Abstract

Heuristic algorithms have been used for a long time to tackle problems that are known or conjectured intractable. A heuristic algorithm is one that provides a correct decision for most inputs, but may fail on some. We focus on the case when failure means that the algorithm does not return any answer, rather than returning a wrong result. These algorithms are called errorless heuristics.A reasonable quality measure for heuristics is the failure rate over the set of n-bit instances. When no efficient exact algorithm is available for a problem, then, ideally, we would like one with vanishing failure rate.

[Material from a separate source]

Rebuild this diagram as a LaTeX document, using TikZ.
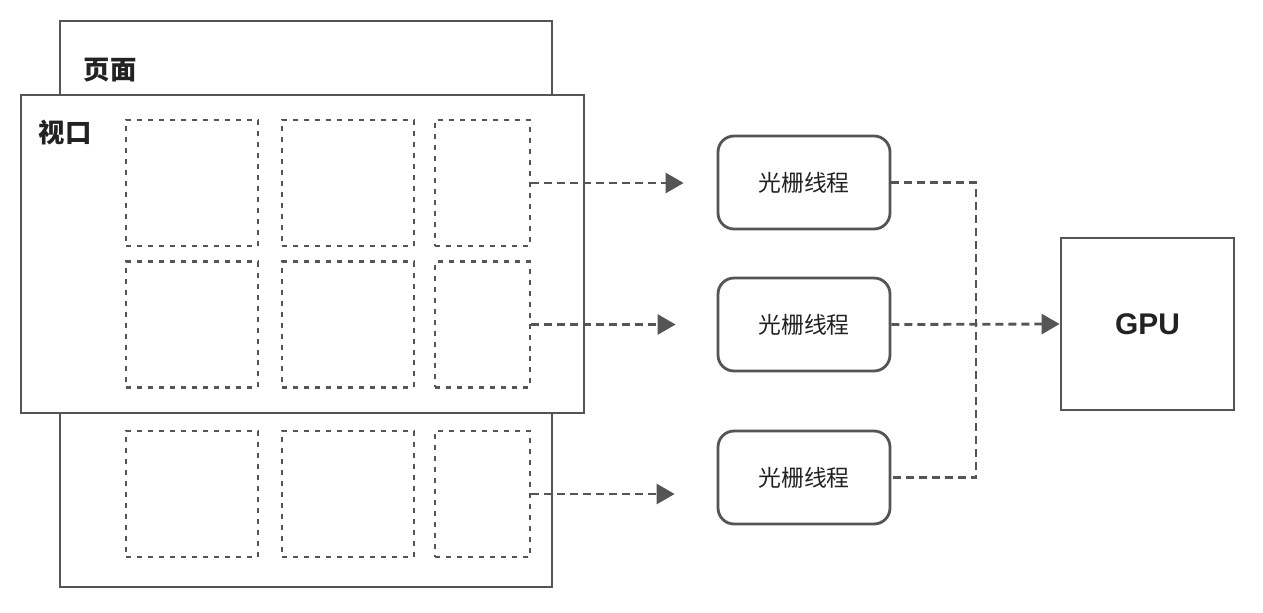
\documentclass[tikz,border=0pt]{standalone}
\usepackage{fontspec}
\usepackage{tikz}
\usetikzlibrary{arrows.meta,positioning,calc}
\newfontfamily\cjk{Noto Sans CJK SC}
\newfontfamily\latinsans{Liberation Sans}
\definecolor{linegrey}{RGB}{85,85,85}
\definecolor{textdark}{RGB}{34,34,34}

\begin{document}
\begin{tikzpicture}[x=0.02cm,y=-0.02cm,>=Latex,font=\cjk,
    frame/.style={draw=linegrey,line width=1.6pt,fill=white,inner sep=0pt},
    tile/.style={draw=linegrey,line width=1.5pt,dash pattern=on 0.1cm off 0.12cm,minimum height=2.52cm,inner sep=0pt},
    raster/.style={draw=linegrey,line width=1.6pt,rounded corners=0.32cm,minimum width=3.44cm,minimum height=1.86cm,font=\cjk\fontsize{13}{15}\selectfont,text=textdark},
    link/.style={draw=linegrey,line width=1.6pt,dash pattern=on 0.16cm off 0.1cm},
    tip/.style={-{Triangle[length=0.36cm,width=0.4cm]}}]
  \useasboundingbox (0,0) rectangle (1263,612);
  \fill[white] (0,0) rectangle (1263,612);
  % page and viewport
  \node[frame,minimum width=9.84cm,minimum height=11.32cm] (page) at (306,304) {};
  \node[font=\cjk\bfseries\fontsize{15}{18}\selectfont,text=textdark] (pagelbl) at (110,70) {页面};
  \node[frame,minimum width=11.26cm,minimum height=6.36cm] (view) at (302.5,254) {};
  \node[font=\cjk\bfseries\fontsize{15}{18}\selectfont,text=textdark] (viewlbl) at (65,133) {视口};
  % tiles
  \foreach \r/\y in {1/183,2/324.5,3/494} {
    \node[tile,minimum width=2.64cm] (t\r a) at (192,\y) {};
    \node[tile,minimum width=2.64cm] (t\r b) at (348,\y) {};
    \node[tile,minimum width=1.9cm] (t\r c) at (482.5,\y) {};
  }
  % raster threads and gpu
  \node[raster] (r1) at (804,182.5) {光栅线程};
  \node[raster] (r2) at (804,324.5) {光栅线程};
  \node[raster] (r3) at (804,477.5) {光栅线程};
  \node[draw=linegrey,line width=1.6pt,minimum width=3.46cm,minimum height=3.44cm,font=\latinsans\bfseries\fontsize{17}{20}\selectfont,text=textdark] (gpu) at (1147.5,324) {GPU};
  \coordinate (join) at (976,324.5);
  \draw[link,tip,shorten >=0.66cm] (t1c.east) -- (t1c.east -| r1.west);
  \draw[link,tip,shorten >=0.82cm] (t2c.east) -- (t2c.east -| r2.west);
  \draw[link,tip,shorten >=0.84cm] (t3c.east) -- (t3c.east -| r3.west);
  \draw[link] (r1.east) -| (join) |- (r3.east);
  \draw[link,tip] (r2.east) -- (gpu.west);
\end{tikzpicture}
\end{document}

We show, however, that this is hard to achieve: unless a complexity theoretic hypothesis fails, some NP-complete problems cannot have a polynomial-time errorless heuristic algorithm with any vanishing failure rate.On the other hand, we prove that vanishing, even exponentially small, failure rate is achievable, if we use a somewhat different accounting scheme to count the failures. This is based on special sets, that we call α-spheres, which are the images of the n-bit strings under a bijective, polynomial-time computable and polynomial-time invertible encoding function α. Our main result is that polynomial-time errorless heuristic algorithms exist, with exponentially low failure rates on the α-spheres, for a large class of decision problems. This class includes, surprisingly, all known intuitively natural NP-complete problems. We also explore some connections to the theory of average case complexity.